> [Work to complete]
Word for word, extract the first line of the records below and each line after it, up to and including the line with "const yTicks = [0.12, 0.14, 0.16, 0.18, 0.2, 0.22];". Pictures are left out.
-- begin --
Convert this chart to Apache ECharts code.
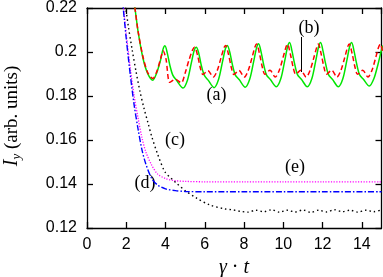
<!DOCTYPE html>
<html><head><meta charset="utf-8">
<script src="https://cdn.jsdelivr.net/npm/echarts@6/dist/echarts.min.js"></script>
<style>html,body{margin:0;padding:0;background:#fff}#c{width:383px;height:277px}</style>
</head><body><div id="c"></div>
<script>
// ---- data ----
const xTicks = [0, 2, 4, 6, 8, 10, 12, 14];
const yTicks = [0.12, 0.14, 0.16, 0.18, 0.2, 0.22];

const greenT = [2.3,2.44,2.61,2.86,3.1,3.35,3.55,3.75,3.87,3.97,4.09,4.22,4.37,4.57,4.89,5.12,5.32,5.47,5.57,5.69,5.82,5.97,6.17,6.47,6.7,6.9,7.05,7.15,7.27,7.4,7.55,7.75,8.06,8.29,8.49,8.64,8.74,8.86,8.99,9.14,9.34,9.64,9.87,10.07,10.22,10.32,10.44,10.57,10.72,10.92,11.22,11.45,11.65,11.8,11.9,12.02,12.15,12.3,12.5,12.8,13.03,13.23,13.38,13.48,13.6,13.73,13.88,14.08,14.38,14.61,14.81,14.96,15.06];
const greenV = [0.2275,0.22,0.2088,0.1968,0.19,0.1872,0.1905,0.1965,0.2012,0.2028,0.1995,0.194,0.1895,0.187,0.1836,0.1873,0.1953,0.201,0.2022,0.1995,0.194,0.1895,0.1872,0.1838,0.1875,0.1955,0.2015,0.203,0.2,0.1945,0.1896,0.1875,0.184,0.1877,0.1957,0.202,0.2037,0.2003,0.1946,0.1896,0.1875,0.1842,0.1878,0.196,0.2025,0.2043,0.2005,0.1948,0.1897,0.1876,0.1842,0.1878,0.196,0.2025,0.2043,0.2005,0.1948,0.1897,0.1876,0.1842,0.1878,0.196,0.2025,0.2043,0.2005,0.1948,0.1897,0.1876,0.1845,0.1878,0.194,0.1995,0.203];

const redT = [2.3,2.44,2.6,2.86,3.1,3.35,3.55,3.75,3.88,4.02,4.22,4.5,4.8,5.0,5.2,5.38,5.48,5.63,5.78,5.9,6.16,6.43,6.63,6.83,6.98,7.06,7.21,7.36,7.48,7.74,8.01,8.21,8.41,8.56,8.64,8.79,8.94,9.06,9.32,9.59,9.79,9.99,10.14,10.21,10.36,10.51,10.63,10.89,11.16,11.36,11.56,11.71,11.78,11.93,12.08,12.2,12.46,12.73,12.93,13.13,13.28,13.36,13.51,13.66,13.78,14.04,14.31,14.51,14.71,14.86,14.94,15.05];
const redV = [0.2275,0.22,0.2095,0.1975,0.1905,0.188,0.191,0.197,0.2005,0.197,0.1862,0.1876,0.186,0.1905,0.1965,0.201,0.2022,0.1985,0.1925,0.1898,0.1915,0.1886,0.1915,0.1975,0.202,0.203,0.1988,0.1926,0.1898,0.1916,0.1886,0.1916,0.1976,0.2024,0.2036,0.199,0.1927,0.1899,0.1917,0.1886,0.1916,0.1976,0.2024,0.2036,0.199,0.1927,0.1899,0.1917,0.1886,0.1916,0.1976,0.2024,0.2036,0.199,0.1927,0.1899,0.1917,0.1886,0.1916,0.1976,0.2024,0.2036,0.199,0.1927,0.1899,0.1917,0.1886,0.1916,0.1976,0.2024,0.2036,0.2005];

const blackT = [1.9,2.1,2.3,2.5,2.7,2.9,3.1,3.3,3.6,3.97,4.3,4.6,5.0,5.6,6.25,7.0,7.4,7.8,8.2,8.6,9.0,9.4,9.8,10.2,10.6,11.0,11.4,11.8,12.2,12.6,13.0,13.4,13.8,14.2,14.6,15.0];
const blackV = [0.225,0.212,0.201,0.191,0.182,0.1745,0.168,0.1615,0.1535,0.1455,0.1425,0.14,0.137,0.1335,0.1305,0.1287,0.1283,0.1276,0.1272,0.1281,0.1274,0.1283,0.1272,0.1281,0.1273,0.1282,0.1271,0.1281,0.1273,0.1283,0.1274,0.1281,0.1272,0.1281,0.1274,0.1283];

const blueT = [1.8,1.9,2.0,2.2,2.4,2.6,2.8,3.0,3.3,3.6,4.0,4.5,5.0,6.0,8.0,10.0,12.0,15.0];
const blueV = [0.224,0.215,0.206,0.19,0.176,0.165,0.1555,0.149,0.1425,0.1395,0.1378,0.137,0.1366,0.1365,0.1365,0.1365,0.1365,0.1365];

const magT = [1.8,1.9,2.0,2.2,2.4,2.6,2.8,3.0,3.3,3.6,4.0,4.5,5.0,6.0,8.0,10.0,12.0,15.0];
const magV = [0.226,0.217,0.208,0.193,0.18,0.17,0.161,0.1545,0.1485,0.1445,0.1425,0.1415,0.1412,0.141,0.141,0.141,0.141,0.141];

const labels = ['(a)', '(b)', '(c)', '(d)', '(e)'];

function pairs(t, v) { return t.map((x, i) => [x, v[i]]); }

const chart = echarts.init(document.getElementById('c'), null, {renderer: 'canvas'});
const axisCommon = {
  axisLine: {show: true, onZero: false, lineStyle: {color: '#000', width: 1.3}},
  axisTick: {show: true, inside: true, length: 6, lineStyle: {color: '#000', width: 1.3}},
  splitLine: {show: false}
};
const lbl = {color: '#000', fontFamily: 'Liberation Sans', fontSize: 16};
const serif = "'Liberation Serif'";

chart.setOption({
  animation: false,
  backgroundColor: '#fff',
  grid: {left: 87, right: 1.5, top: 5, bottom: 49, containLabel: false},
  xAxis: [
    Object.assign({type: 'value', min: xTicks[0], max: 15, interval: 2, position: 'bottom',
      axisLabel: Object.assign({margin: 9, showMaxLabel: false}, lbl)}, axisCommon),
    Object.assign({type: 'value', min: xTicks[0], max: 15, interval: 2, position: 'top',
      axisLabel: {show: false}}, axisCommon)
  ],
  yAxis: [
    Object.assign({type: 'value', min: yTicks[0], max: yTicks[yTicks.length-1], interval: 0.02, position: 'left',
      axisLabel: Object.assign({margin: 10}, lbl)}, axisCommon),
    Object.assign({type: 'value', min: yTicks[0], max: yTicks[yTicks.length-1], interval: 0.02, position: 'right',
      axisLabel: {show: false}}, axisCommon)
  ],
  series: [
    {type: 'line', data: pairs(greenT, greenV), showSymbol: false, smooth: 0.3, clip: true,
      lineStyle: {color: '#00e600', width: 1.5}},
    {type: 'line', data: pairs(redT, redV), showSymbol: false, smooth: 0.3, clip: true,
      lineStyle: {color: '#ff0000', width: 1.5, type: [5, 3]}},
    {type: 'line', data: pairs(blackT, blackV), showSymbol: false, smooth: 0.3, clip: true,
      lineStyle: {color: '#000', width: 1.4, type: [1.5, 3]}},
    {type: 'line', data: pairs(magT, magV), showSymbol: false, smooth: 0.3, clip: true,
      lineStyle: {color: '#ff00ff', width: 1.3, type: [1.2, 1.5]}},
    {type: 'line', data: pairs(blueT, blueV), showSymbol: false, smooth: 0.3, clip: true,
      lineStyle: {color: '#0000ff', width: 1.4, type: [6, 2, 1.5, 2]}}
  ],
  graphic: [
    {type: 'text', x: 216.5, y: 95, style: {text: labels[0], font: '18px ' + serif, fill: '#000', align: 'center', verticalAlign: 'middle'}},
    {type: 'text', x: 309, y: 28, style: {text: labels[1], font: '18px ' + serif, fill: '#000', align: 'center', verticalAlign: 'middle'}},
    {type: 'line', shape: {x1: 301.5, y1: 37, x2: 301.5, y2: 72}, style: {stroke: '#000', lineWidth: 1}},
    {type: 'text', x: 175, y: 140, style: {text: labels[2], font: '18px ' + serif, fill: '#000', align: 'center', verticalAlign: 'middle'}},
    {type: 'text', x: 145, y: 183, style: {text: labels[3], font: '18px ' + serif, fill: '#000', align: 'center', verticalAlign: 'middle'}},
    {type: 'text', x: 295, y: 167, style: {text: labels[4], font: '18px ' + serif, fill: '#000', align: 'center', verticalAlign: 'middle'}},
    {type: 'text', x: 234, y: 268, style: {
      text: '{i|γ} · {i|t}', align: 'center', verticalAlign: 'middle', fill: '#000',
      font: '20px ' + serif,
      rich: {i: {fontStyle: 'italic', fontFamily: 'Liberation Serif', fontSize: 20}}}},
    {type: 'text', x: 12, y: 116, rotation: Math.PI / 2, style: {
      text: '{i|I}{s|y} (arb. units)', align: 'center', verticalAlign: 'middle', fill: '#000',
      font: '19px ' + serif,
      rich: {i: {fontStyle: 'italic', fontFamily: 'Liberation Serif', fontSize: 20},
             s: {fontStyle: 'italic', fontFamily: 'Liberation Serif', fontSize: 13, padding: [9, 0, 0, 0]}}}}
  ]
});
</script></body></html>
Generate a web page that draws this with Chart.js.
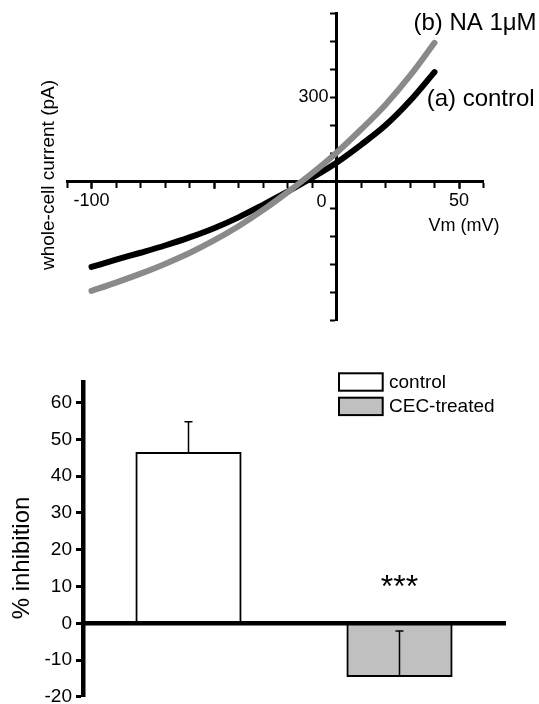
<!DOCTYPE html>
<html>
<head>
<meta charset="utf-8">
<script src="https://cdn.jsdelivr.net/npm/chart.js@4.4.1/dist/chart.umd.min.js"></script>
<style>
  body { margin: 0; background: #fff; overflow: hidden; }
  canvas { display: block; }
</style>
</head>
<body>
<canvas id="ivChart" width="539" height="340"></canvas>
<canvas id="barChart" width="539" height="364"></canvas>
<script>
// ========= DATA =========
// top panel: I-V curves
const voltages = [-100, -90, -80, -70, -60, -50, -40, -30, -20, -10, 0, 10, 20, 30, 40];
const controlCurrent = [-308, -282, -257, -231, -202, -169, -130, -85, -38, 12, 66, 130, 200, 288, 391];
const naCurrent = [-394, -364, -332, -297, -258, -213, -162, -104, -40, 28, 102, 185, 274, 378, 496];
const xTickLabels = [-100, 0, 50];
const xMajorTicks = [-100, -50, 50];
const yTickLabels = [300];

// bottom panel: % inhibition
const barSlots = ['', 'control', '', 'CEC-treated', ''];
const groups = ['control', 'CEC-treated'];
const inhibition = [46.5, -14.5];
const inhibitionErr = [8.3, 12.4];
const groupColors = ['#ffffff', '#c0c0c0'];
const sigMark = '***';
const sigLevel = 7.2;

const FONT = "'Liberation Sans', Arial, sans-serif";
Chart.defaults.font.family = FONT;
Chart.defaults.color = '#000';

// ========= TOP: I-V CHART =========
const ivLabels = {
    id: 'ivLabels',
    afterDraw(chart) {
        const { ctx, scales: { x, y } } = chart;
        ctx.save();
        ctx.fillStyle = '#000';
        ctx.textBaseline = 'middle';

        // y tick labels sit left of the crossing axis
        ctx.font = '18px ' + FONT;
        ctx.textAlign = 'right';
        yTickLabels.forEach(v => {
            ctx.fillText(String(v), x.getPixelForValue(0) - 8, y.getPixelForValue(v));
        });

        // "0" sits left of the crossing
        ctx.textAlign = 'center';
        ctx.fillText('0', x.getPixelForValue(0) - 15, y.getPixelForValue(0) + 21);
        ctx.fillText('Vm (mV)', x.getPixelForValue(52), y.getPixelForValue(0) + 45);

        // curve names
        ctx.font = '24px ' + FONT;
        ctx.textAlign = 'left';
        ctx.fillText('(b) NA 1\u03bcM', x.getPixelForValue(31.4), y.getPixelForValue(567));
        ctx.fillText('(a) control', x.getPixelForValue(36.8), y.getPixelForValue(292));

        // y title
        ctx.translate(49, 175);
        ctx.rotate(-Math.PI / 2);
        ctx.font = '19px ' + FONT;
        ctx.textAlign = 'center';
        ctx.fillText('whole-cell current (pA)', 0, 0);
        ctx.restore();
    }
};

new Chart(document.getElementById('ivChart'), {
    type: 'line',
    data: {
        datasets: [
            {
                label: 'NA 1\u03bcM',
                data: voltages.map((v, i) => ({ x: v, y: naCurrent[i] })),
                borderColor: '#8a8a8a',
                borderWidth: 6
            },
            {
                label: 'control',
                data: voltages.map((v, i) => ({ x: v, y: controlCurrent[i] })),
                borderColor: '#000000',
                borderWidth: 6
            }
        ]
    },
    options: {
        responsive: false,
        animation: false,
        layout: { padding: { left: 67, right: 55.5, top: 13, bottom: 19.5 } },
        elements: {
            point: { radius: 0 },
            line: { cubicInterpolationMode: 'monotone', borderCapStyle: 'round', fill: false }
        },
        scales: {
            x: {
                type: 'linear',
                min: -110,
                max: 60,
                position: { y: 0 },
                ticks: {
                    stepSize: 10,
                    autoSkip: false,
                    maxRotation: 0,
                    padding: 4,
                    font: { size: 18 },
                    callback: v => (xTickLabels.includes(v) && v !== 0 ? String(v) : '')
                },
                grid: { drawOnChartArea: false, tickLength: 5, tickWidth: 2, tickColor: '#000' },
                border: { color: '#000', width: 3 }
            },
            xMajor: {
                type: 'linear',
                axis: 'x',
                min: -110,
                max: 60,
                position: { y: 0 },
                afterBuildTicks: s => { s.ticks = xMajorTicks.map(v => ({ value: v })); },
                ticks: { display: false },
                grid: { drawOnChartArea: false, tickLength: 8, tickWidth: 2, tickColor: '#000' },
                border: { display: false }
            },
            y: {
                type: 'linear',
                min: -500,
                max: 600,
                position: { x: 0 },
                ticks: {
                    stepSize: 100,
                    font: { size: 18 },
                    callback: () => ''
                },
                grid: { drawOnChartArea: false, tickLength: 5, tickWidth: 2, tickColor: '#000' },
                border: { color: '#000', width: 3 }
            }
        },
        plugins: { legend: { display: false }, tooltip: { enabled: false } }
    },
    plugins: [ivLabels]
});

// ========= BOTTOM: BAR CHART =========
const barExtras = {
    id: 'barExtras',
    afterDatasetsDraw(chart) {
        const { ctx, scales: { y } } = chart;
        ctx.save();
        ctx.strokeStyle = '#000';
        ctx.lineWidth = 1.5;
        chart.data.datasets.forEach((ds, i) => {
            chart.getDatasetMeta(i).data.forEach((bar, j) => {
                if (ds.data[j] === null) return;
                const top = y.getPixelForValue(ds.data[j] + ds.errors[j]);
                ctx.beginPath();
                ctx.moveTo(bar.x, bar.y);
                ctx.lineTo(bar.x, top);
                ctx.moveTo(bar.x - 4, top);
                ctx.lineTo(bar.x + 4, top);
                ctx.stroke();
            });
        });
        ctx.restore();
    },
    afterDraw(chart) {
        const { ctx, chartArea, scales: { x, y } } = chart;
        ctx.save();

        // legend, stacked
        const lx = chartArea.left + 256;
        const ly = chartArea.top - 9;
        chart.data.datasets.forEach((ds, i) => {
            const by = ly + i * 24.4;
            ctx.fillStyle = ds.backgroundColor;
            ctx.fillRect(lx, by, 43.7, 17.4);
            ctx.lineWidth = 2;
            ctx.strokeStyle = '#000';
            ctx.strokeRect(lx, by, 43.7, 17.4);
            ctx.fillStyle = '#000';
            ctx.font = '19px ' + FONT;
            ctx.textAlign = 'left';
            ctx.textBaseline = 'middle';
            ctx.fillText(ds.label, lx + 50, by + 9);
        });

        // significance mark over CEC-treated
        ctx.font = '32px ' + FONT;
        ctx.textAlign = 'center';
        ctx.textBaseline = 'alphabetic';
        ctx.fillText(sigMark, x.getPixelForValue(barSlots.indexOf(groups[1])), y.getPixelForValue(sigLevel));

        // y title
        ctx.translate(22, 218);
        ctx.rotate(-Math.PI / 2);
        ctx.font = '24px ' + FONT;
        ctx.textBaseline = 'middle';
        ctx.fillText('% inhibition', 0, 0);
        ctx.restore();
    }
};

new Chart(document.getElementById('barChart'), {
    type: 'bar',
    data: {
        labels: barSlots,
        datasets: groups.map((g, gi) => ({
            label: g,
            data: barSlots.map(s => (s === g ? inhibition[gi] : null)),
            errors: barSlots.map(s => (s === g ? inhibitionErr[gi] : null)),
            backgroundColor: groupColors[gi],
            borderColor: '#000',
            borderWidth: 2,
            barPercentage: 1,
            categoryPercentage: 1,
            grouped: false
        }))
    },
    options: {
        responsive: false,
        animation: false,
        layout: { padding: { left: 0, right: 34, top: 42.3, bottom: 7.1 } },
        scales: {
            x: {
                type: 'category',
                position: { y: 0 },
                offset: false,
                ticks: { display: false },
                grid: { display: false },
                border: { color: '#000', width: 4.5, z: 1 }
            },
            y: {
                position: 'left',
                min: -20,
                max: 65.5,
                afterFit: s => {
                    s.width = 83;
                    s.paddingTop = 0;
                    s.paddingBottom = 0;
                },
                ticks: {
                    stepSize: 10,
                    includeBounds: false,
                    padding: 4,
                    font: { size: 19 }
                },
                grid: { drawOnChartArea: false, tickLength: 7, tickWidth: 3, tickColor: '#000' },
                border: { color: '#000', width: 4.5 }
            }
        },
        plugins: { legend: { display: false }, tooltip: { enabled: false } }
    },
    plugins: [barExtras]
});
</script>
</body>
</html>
-- end --
> [Completed exercise]
Convert this chart to Apache ECharts code.
<!DOCTYPE html>
<html><head><meta charset="utf-8">
<script src="https://cdn.jsdelivr.net/npm/echarts@6/dist/echarts.min.js"></script>
<style>html,body{margin:0;padding:0;background:#fff}#c{width:383px;height:277px}</style>
</head><body><div id="c"></div>
<script>
// ---- data ----
const xTicks = [0, 2, 4, 6, 8, 10, 12, 14];
const yTicks = [0.12, 0.14, 0.16, 0.18, 0.2, 0.22];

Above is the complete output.